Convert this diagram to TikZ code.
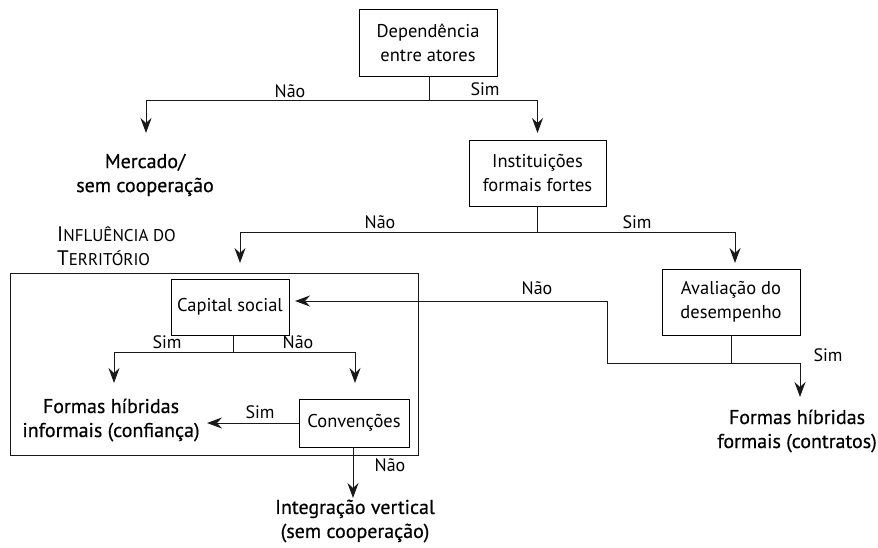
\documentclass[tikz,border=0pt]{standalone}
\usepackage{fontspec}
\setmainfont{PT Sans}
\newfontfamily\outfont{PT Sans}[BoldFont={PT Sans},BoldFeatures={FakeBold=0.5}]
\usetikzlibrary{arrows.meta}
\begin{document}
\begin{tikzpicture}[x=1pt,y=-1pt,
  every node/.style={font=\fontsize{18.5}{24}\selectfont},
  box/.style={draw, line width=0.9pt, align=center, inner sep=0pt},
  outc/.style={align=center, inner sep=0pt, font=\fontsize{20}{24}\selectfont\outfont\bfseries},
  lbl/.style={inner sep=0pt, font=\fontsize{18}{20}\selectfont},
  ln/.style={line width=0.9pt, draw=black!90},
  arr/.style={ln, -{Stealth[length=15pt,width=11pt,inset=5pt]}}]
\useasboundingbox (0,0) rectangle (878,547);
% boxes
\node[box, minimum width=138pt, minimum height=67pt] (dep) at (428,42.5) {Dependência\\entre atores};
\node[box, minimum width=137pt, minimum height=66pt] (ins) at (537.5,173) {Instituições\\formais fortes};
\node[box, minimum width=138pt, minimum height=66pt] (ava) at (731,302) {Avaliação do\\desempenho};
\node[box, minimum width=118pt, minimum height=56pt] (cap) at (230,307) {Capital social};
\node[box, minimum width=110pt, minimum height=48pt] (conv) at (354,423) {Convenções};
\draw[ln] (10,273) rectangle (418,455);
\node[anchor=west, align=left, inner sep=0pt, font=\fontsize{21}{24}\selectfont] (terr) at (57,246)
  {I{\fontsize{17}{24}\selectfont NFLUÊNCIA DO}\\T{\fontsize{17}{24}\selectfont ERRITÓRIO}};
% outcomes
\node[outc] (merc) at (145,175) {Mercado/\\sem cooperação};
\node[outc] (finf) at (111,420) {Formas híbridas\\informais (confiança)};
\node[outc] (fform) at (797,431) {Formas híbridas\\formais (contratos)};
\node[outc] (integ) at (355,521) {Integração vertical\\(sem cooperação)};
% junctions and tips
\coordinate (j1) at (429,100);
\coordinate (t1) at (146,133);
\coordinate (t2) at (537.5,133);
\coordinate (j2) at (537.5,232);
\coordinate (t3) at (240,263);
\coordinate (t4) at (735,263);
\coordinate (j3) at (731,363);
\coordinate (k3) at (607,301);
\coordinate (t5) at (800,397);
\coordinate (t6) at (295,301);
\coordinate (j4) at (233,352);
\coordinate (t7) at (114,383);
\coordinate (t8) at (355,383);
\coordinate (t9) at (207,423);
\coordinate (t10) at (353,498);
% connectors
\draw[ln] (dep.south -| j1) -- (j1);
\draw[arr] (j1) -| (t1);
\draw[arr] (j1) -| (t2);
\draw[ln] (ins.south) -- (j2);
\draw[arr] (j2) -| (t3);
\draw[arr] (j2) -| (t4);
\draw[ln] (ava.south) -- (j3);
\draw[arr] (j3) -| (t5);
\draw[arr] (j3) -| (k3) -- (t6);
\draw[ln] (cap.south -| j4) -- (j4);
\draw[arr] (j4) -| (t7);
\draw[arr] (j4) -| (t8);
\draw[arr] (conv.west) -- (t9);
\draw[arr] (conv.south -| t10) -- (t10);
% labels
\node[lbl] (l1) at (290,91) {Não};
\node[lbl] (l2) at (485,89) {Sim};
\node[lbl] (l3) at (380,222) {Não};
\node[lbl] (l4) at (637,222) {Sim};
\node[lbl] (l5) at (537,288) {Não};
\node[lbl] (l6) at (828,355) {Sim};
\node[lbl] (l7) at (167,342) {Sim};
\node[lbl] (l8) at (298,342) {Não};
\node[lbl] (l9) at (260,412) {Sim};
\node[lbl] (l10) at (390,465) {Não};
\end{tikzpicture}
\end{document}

════════

Every line of the material is to be quoted exactly, with no pictures carried over.

Convert this diagram to TikZ code.
\documentclass[tikz,border=0pt]{standalone}
\usepackage{fontspec}
\setmainfont{PT Sans}
\newfontfamily\outfont{PT Sans}[BoldFont={PT Sans},BoldFeatures={FakeBold=0.5}]
\usetikzlibrary{arrows.meta}
\begin{document}
\begin{tikzpicture}[x=1pt,y=-1pt,
  every node/.style={font=\fontsize{18.5}{24}\selectfont},
  box/.style={draw, line width=0.9pt, align=center, inner sep=0pt},
  outc/.style={align=center, inner sep=0pt, font=\fontsize{20}{24}\selectfont\outfont\bfseries},
  lbl/.style={inner sep=0pt, font=\fontsize{18}{20}\selectfont},
  ln/.style={line width=0.9pt, draw=black!90},
  arr/.style={ln, -{Stealth[length=15pt,width=11pt,inset=5pt]}}]
\useasboundingbox (0,0) rectangle (878,547);
% boxes
\node[box, minimum width=138pt, minimum height=67pt] (dep) at (428,42.5) {Dependência\\entre atores};
\node[box, minimum width=137pt, minimum height=66pt] (ins) at (537.5,173) {Instituições\\formais fortes};
\node[box, minimum width=138pt, minimum height=66pt] (ava) at (731,302) {Avaliação do\\desempenho};
\node[box, minimum width=118pt, minimum height=56pt] (cap) at (230,307) {Capital social};
\node[box, minimum width=110pt, minimum height=48pt] (conv) at (354,423) {Convenções};
\draw[ln] (10,273) rectangle (418,455);
\node[anchor=west, align=left, inner sep=0pt, font=\fontsize{21}{24}\selectfont] (terr) at (57,246)
  {I{\fontsize{17}{24}\selectfont NFLUÊNCIA DO}\\T{\fontsize{17}{24}\selectfont ERRITÓRIO}};
% outcomes
\node[outc] (merc) at (145,175) {Mercado/\\sem cooperação};
\node[outc] (finf) at (111,420) {Formas híbridas\\informais (confiança)};
\node[outc] (fform) at (797,431) {Formas híbridas\\formais (contratos)};
\node[outc] (integ) at (355,521) {Integração vertical\\(sem cooperação)};
% junctions and tips
\coordinate (j1) at (429,100);
\coordinate (t1) at (146,133);
\coordinate (t2) at (537.5,133);
\coordinate (j2) at (537.5,232);
\coordinate (t3) at (240,263);
\coordinate (t4) at (735,263);
\coordinate (j3) at (731,363);
\coordinate (k3) at (607,301);
\coordinate (t5) at (800,397);
\coordinate (t6) at (295,301);
\coordinate (j4) at (233,352);
\coordinate (t7) at (114,383);
\coordinate (t8) at (355,383);
\coordinate (t9) at (207,423);
\coordinate (t10) at (353,498);
% connectors
\draw[ln] (dep.south -| j1) -- (j1);
\draw[arr] (j1) -| (t1);
\draw[arr] (j1) -| (t2);
\draw[ln] (ins.south) -- (j2);
\draw[arr] (j2) -| (t3);
\draw[arr] (j2) -| (t4);
\draw[ln] (ava.south) -- (j3);
\draw[arr] (j3) -| (t5);
\draw[arr] (j3) -| (k3) -- (t6);
\draw[ln] (cap.south -| j4) -- (j4);
\draw[arr] (j4) -| (t7);
\draw[arr] (j4) -| (t8);
\draw[arr] (conv.west) -- (t9);
\draw[arr] (conv.south -| t10) -- (t10);
% labels
\node[lbl] (l1) at (290,91) {Não};
\node[lbl] (l2) at (485,89) {Sim};
\node[lbl] (l3) at (380,222) {Não};
\node[lbl] (l4) at (637,222) {Sim};
\node[lbl] (l5) at (537,288) {Não};
\node[lbl] (l6) at (828,355) {Sim};
\node[lbl] (l7) at (167,342) {Sim};
\node[lbl] (l8) at (298,342) {Não};
\node[lbl] (l9) at (260,412) {Sim};
\node[lbl] (l10) at (390,465) {Não};
\end{tikzpicture}
\end{document}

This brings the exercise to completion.